New York City, New York – (StockNewsDesk) – 08/03/2014 — On Thursday, Tesla announced that it would be collaborating with Panasonic to build a large-scale battery plant in the United States. The plant will be aided by an associated supplier complex – the two of which will be referred to as the ‘Gigafactory’. The plant’s completion is expected to take place by 2020 and employ 6,500 people who will build batteries for all future Tesla models, bringing the battery production ‘in house’. Tesla has been working on making the electric car affordable and feasible when compared to conventional automobiles. The company believes that this is the next critical step in advancing electric car technology to customers since high battery costs are the primary reason for the expensive MSRP of electric cars. The location of the plant has not yet been decided, but states that can provide expertise for such a project have been shortlisted: California, Nevada, Arizona, New Mexico and Texas. According to the agreement, Tesla will acquire the land, building and utilities while Panasonic will be investing in equipment and batteries. At the final step of the procedure, Tesla will step in again and assemble Panasonic batteries on site to create battery packs.
So far, electric car sales have been less than terrific; in fact, the sales have been disappointing as Model S, Nissan Leaf and Chevrolet Volt have all struggled for auto sales in the first half of 2014. Tesla set its sights on delivering 35,000 vehicles in 2014 and started off the year with 6,457 car sales in the first quarter, marginally beating expectations. Guidance for the ongoing quarter was 7,500 deliveries while production was significantly higher at 8,500-9,000. Tesla has been focusing on increasing production and targeting European and Asian markets for its sales. If Tesla manages to get 9,000 deliveries in the present quarter, it would suggest that demand is keeping up with the supply, and a 20% increase in sales will send a bullish sign to the market.
Panasonic cemented its collaboration with the US car company after Tesla raised $2.3 billion in March for funding the Gigafactory project. The company plans to cut battery manufacturing costs by an estimated 30%, but Standard & Poor’s gave Tesla a junk credit rating in May, suggesting that its battery ambitions have significant risk attached with it.
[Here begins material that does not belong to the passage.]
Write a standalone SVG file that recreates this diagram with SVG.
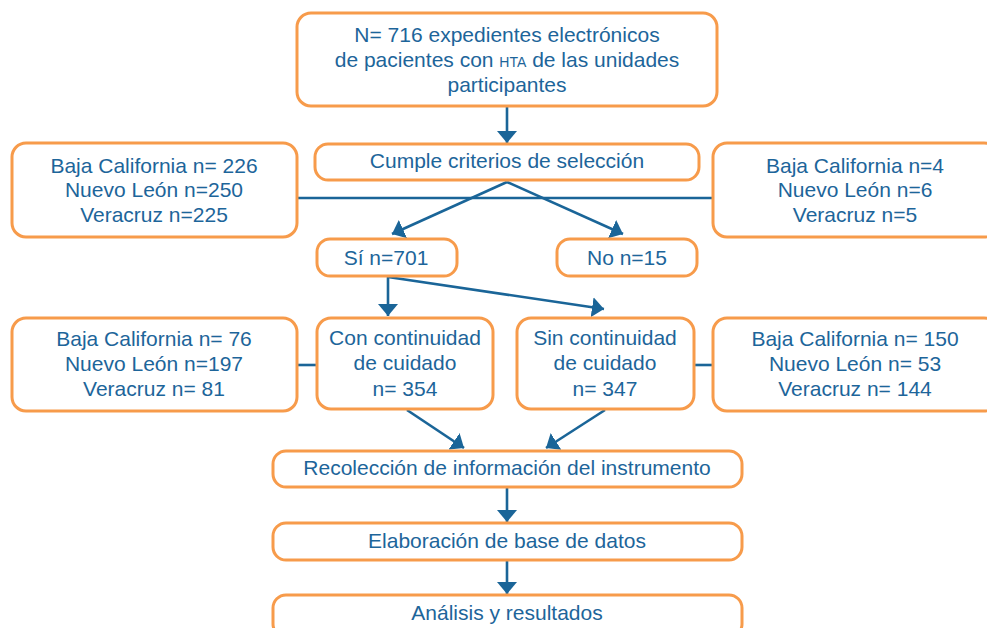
<svg xmlns="http://www.w3.org/2000/svg" width="987" height="628" viewBox="0 0 987 628">
<style>
.box{fill:#ffffff;stroke:#F79B4B;stroke-width:3}
.t{font-family:"Liberation Sans",Arial,sans-serif;font-size:21px;fill:#1D659A;text-anchor:middle}
.c{stroke:#1A6598;stroke-width:2.6;fill:none}
.a{marker-end:url(#ah)}
</style>
<defs>
<marker id="ah" viewBox="0 0 12 20" refX="12" refY="10" markerWidth="12" markerHeight="20" markerUnits="userSpaceOnUse" orient="auto">
<path d="M0,0 L12,10 L0,20 z" fill="#1A6598"/>
</marker>
</defs>
<rect width="987" height="628" fill="#ffffff"/>
<g id="connectors">
<line class="c" x1="297" y1="198" x2="713" y2="198"/>
<line class="c a" x1="507" y1="107" x2="507" y2="143"/>
<line class="c a" x1="507" y1="182" x2="392" y2="234"/>
<line class="c a" x1="507" y1="182" x2="623" y2="234"/>
<line class="c a" x1="388" y1="277" x2="388" y2="316"/>
<line class="c a" x1="388" y1="277" x2="604" y2="309"/>
<line class="c" x1="297" y1="365" x2="317" y2="365"/>
<line class="c" x1="694" y1="365" x2="713" y2="365"/>
<line class="c a" x1="407" y1="410" x2="464" y2="448"/>
<line class="c a" x1="605" y1="410" x2="546" y2="448"/>
<line class="c a" x1="507" y1="488" x2="507" y2="522"/>
<line class="c a" x1="507" y1="561" x2="507" y2="594"/>
</g>
<g id="n-total">
<rect class="box" x="297" y="13" width="420" height="93" rx="14"/>
<text class="t" x="507" y="42">N= 716 expedientes electrónicos</text>
<text class="t" x="507" y="67">de pacientes con <tspan font-size="14">HTA</tspan> de las unidades</text>
<text class="t" x="507" y="92">participantes</text>
</g>
<g id="n-criterios">
<rect class="box" x="315" y="144" width="384" height="36" rx="13"/>
<text class="t" x="507" y="168">Cumple criterios de selección</text>
</g>
<g id="n-left1">
<rect class="box" x="12" y="143" width="285" height="94" rx="14"/>
<text class="t" x="154" y="173">Baja California n= 226</text>
<text class="t" x="154" y="197">Nuevo León n=250</text>
<text class="t" x="154" y="222">Veracruz n=225</text>
</g>
<g id="n-right1">
<rect class="box" x="713" y="143" width="285" height="94" rx="14"/>
<text class="t" x="855" y="173">Baja California n=4</text>
<text class="t" x="855" y="197">Nuevo León n=6</text>
<text class="t" x="855" y="222">Veracruz n=5</text>
</g>
<g id="n-si">
<rect class="box" x="317" y="239" width="140" height="37" rx="13"/>
<text class="t" x="386" y="265">Sí n=701</text>
</g>
<g id="n-no">
<rect class="box" x="557" y="239" width="140" height="37" rx="13"/>
<text class="t" x="627" y="265">No n=15</text>
</g>
<g id="n-left2">
<rect class="box" x="12" y="318" width="285" height="93" rx="14"/>
<text class="t" x="154" y="346">Baja California n= 76</text>
<text class="t" x="154" y="371">Nuevo León n=197</text>
<text class="t" x="154" y="396">Veracruz n= 81</text>
</g>
<g id="n-con">
<rect class="box" x="317" y="318" width="176" height="91" rx="14"/>
<text class="t" x="405" y="345">Con continuidad</text>
<text class="t" x="405" y="370">de cuidado</text>
<text class="t" x="405" y="396">n= 354</text>
</g>
<g id="n-sin">
<rect class="box" x="517" y="318" width="177" height="91" rx="14"/>
<text class="t" x="605" y="345">Sin continuidad</text>
<text class="t" x="605" y="370">de cuidado</text>
<text class="t" x="605" y="396">n= 347</text>
</g>
<g id="n-right2">
<rect class="box" x="713" y="318" width="285" height="93" rx="14"/>
<text class="t" x="855" y="346">Baja California n= 150</text>
<text class="t" x="855" y="371">Nuevo León n= 53</text>
<text class="t" x="855" y="396">Veracruz n= 144</text>
</g>
<g id="n-recoleccion">
<rect class="box" x="273" y="451" width="469" height="36" rx="13"/>
<text class="t" x="507" y="475">Recolección de información del instrumento</text>
</g>
<g id="n-elaboracion">
<rect class="box" x="273" y="523" width="469" height="37" rx="13"/>
<text class="t" x="507" y="548">Elaboración de base de datos</text>
</g>
<g id="n-analisis">
<rect class="box" x="273" y="595" width="469" height="42" rx="13"/>
<text class="t" x="507" y="620">Análisis y resultados</text>
</g>
</svg>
However, this is a necessary risk for Tesla as it will not be able to offer cheap electric cars unless and until it decreases the battery production costs. On the flipside, Panasonic stands to lose its investment in the project if Tesla is unable to sell enough cars to satisfy their expectations.
Tesla insists that its inability to supply enough cars is the bottleneck and that there has been no shortage of demand for its cars. The company has decided to sell cars in Europe and China, which would essentially mean fewer Tesla sales in the US since output is limited. With the construction of Gigafactory, a large and fundamental aspect of this constraint will be wiped away. For this reason, Tesla’s sales in the US are expected to be lower in 2014 than in 2013.
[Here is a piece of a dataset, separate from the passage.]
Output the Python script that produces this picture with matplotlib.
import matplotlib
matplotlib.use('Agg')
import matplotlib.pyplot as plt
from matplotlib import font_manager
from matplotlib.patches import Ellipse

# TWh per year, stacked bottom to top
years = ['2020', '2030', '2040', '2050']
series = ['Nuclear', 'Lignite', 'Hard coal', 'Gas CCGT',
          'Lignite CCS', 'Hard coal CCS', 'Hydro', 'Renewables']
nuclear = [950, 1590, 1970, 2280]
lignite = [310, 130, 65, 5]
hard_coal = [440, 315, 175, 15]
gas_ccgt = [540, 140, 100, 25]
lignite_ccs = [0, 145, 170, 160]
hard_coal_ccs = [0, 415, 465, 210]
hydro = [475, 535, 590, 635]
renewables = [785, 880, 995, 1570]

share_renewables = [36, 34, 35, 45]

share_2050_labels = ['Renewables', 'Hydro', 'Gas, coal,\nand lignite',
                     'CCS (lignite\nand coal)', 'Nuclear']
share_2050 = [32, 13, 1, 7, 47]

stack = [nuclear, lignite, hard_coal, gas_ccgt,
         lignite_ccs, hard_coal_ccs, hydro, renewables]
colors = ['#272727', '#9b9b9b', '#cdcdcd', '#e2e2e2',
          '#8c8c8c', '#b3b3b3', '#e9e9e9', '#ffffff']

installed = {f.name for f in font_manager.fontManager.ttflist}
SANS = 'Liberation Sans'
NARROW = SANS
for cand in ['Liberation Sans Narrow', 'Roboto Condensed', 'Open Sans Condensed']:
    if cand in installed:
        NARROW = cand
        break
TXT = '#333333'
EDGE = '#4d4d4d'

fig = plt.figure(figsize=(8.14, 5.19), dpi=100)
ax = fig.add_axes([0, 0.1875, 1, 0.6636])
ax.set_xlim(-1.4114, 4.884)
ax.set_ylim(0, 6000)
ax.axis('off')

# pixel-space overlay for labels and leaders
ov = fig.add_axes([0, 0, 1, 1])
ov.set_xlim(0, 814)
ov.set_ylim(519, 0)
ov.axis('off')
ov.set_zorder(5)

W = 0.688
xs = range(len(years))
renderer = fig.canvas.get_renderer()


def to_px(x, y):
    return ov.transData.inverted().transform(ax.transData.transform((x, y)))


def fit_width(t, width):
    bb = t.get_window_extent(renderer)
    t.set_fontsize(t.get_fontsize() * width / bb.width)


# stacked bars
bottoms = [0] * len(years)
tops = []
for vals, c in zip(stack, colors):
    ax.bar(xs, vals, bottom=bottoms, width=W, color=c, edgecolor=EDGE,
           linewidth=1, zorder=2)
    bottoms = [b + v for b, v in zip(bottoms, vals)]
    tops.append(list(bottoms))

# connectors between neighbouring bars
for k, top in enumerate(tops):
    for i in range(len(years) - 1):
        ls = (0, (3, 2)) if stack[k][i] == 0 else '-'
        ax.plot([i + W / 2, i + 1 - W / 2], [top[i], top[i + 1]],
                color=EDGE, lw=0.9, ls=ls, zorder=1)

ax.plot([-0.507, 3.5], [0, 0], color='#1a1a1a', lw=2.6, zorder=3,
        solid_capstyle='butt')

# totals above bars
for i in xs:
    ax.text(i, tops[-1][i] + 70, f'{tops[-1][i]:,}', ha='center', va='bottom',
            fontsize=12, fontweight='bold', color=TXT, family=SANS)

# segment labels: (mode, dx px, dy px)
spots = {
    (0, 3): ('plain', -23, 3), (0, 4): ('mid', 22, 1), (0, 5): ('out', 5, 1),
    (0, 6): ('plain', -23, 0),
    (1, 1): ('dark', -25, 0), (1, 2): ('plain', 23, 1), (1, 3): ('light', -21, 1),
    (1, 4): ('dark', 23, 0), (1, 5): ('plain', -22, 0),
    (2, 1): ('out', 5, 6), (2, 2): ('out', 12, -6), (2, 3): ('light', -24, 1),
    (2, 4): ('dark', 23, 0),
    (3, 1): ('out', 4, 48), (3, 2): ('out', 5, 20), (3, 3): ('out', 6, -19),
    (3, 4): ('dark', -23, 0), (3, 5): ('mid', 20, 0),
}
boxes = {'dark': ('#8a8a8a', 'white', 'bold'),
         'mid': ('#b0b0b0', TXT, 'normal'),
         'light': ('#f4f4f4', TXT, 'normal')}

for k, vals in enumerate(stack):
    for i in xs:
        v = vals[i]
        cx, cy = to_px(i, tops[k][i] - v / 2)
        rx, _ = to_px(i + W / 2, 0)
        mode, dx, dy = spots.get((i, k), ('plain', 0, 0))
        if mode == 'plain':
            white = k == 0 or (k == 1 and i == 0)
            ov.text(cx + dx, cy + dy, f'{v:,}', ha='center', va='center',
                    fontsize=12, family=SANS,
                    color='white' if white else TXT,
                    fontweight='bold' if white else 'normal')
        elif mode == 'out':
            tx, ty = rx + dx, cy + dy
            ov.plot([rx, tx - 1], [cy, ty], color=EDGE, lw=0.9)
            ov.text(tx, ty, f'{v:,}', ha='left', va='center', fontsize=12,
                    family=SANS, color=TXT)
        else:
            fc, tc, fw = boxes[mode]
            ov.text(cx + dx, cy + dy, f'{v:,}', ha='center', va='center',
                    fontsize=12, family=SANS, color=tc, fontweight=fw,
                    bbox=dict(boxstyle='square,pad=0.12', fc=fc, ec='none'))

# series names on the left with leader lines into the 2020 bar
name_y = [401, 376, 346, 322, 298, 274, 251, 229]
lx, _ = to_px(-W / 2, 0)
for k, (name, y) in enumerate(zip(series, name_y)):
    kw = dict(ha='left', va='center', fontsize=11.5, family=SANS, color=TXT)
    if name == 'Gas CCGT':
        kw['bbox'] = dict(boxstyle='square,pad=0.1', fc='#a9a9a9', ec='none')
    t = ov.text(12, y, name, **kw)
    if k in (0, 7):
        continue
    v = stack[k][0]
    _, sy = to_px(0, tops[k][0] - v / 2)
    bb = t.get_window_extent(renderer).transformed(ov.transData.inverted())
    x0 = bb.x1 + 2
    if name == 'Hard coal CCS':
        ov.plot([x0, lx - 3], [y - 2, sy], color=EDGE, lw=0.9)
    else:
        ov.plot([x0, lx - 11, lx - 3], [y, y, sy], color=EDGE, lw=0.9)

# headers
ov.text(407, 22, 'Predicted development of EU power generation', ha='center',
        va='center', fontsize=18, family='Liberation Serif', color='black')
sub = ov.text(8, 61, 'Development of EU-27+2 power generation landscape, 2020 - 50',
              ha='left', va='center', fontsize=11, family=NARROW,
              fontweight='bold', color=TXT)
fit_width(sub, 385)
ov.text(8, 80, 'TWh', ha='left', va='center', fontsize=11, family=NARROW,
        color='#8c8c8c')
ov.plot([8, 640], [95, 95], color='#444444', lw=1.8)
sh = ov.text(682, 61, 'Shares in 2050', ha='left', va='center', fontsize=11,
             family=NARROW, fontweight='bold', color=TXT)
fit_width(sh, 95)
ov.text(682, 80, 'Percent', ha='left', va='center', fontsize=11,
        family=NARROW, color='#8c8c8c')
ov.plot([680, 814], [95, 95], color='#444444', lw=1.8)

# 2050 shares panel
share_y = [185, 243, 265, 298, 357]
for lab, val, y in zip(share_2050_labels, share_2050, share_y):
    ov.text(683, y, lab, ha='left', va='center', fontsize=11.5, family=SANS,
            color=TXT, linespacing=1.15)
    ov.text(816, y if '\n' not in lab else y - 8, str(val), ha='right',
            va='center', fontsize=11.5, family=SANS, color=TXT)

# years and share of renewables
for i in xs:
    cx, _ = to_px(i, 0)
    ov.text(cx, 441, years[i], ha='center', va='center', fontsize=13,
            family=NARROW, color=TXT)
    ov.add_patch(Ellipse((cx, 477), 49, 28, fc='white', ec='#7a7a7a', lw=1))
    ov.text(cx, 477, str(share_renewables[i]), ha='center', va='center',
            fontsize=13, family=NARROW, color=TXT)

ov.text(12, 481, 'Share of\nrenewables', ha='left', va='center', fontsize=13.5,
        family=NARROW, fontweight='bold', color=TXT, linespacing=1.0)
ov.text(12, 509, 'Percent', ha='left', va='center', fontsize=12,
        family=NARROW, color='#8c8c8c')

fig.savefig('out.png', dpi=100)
The creation of Gigafactory will not only help Tesla control spiraling costs of its electric cars – it will also increase the total GWh over the years. In fact, the increase will be so significant that it will outstrip the current demand for electric batteries by 100%. At the same time, Tesla’s batteries will cost much less than other car maker’s. Economies of scale will allow marginal costs to decrease as capacity production is maximized over the years. Currently, electric cars make up less than 1% of the global car sales.